REQUIREMENTS:
Your copy should be exact, beginning at the line containing "Rebuild this chart" and ending at the line containing "from matplotlib.patches import Rectangle", with both lines kept and every picture dropped.

** START OF MATERIAL SUPPLIED **

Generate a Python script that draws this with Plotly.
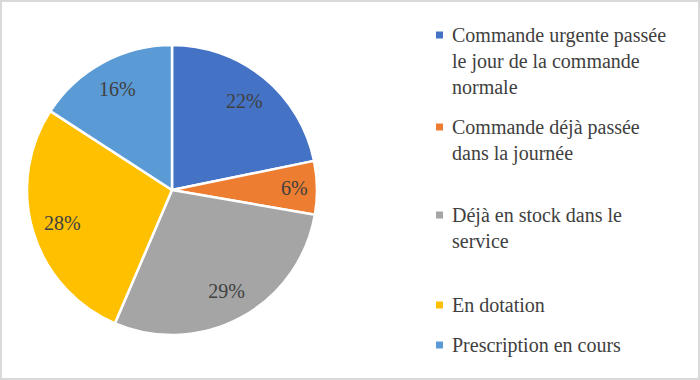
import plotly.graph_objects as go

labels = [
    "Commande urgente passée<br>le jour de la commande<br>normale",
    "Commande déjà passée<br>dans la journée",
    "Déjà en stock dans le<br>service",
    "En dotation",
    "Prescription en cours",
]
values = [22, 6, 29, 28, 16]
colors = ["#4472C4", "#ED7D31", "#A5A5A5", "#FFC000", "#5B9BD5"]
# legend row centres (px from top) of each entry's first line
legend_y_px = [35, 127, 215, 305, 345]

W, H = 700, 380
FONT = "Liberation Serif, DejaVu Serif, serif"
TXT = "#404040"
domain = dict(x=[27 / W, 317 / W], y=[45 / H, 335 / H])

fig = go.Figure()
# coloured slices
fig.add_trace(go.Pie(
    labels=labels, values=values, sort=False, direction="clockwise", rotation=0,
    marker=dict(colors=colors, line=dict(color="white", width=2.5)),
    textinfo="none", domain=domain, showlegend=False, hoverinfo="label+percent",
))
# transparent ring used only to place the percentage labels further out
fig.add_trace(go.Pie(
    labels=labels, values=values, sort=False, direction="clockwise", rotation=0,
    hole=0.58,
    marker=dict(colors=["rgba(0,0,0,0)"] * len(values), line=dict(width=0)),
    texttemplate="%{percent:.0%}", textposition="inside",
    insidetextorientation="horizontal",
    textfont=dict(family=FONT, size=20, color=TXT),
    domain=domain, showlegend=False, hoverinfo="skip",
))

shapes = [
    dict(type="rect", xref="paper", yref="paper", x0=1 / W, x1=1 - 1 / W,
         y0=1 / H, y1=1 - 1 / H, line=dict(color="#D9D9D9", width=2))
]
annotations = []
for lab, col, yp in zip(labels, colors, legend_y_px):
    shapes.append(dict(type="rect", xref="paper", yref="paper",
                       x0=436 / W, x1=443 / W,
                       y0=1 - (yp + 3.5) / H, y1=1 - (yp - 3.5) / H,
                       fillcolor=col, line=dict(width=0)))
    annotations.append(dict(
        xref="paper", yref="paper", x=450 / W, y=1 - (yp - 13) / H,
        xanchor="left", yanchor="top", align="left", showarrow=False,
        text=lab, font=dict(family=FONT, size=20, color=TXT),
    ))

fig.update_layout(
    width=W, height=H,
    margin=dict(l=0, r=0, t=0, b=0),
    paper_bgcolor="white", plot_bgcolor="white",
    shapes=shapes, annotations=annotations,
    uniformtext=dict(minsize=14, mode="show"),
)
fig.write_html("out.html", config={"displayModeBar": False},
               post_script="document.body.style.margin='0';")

** END OF MATERIAL SUPPLIED **
** START OF MATERIAL SUPPLIED **

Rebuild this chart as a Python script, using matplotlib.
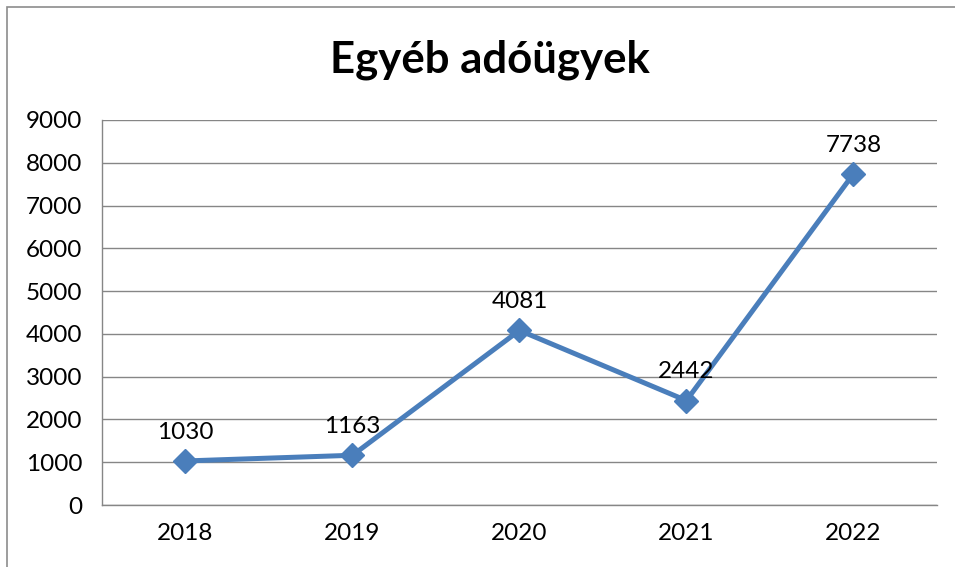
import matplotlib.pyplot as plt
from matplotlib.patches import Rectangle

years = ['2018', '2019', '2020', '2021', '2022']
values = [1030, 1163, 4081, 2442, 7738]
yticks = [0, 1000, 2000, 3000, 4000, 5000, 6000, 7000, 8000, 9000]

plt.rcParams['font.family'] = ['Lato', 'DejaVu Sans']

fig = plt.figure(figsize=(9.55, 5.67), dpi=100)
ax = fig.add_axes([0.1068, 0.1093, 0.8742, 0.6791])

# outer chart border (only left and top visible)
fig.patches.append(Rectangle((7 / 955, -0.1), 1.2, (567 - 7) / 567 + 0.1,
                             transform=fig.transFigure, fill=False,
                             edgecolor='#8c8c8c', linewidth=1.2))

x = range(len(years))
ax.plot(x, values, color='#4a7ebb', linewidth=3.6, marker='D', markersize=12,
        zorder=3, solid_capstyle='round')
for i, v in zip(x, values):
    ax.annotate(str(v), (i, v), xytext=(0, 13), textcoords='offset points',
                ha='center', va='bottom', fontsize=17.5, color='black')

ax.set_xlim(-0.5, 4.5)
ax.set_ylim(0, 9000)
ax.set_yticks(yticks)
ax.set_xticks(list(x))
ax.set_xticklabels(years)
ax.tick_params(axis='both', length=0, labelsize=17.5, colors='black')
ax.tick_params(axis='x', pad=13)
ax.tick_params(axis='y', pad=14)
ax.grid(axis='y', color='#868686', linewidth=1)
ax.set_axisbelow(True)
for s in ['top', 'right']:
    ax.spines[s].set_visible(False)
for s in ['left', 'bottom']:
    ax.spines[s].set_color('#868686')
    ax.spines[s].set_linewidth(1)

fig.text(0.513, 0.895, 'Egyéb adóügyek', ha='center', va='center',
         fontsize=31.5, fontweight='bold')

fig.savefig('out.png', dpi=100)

** END OF MATERIAL SUPPLIED **

SOLUTION TO THIS TASK:
Rebuild this chart as a Python script, using matplotlib.
import matplotlib.pyplot as plt
from matplotlib.patches import Rectangle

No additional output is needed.